Leaders who are to attend the summit of the Group of Twenty (G20) have been urged to make good on their commitment to food security, despite the urgency of European financial crisis.
Ahead of the G20 Leaders' summit, which runs Monday and Tuesday in Los Cabos, a seaside resort in Mexico, Felipe Calderon, president of the host nation Mexico, issued a list of five priorities for the summit: food security, green growth, financial stability, improved financial architecture and growth-centered economic reform.
With worries about the eurozone, and especially Greece growing, however, many fear that these ideas will be swept aside.
"All indications are that the crisis in Europe is going to dominate talks," said Sameer Dossani, the advocacy coordinator for Action Aid International, a non-governmental organization dedicated to anti-poverty, in an interview with Xinhua on Sunday. He said with the billion people going hungry worldwide, however, food security "is equally if not more important."
The European crisis has to be solved, because it is turning into a serious problem for developing nations, which are already suffering volatile food prices and cuts in international aid, said Carlos Zarco, spokesman for Oxfam, a British NGO dedicated to food security, in an interview via email. He insisted it was not enough for the G20 to fix the European crisis.
At the last G20 summit held last November in French coastal city of Cannes, the G20 decided to launch a database seeking to make food markets more transparent by publishing data detailing commodities markets transactions.
"More transparency is not a bad thing, but it could be that we just end up with better data on the volatility rather than stopping it," Dossani said.

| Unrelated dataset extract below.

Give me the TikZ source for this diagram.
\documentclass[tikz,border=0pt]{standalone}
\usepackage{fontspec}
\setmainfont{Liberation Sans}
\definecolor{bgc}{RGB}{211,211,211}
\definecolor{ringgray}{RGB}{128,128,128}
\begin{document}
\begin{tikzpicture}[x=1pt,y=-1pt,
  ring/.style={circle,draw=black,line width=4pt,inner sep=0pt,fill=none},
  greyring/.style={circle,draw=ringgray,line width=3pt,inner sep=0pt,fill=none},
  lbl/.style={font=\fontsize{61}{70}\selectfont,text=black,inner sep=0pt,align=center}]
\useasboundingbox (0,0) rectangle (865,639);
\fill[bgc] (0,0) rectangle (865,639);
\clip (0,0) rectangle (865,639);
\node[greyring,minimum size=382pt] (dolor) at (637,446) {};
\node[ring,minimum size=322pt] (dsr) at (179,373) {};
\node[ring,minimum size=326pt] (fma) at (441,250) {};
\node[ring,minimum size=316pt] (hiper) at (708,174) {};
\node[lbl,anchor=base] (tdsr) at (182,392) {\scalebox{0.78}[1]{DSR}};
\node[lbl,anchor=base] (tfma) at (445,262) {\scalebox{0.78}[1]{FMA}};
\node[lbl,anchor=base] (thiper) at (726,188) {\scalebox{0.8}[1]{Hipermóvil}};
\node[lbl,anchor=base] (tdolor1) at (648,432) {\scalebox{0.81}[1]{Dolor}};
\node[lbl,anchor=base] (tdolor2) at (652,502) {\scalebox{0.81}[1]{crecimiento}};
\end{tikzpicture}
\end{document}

The most recent world food crisis was in 2008, when fund managers and traders sold equities and bonds and bought energy and commodities fearing a financial crisis in the United States. More than 20 nations suffered unrest as food prices soared, even though the supply of basic foodstuffs was little changed.
Europe could help ease the food crisis by cutting subsidies to biofuels, because these are drawing land and farm produce resources away from food production, contended Dossani, who disclosed Europe increased subsidies to biofuels from 2007 to 2010, even as its domestic financial problems intensified.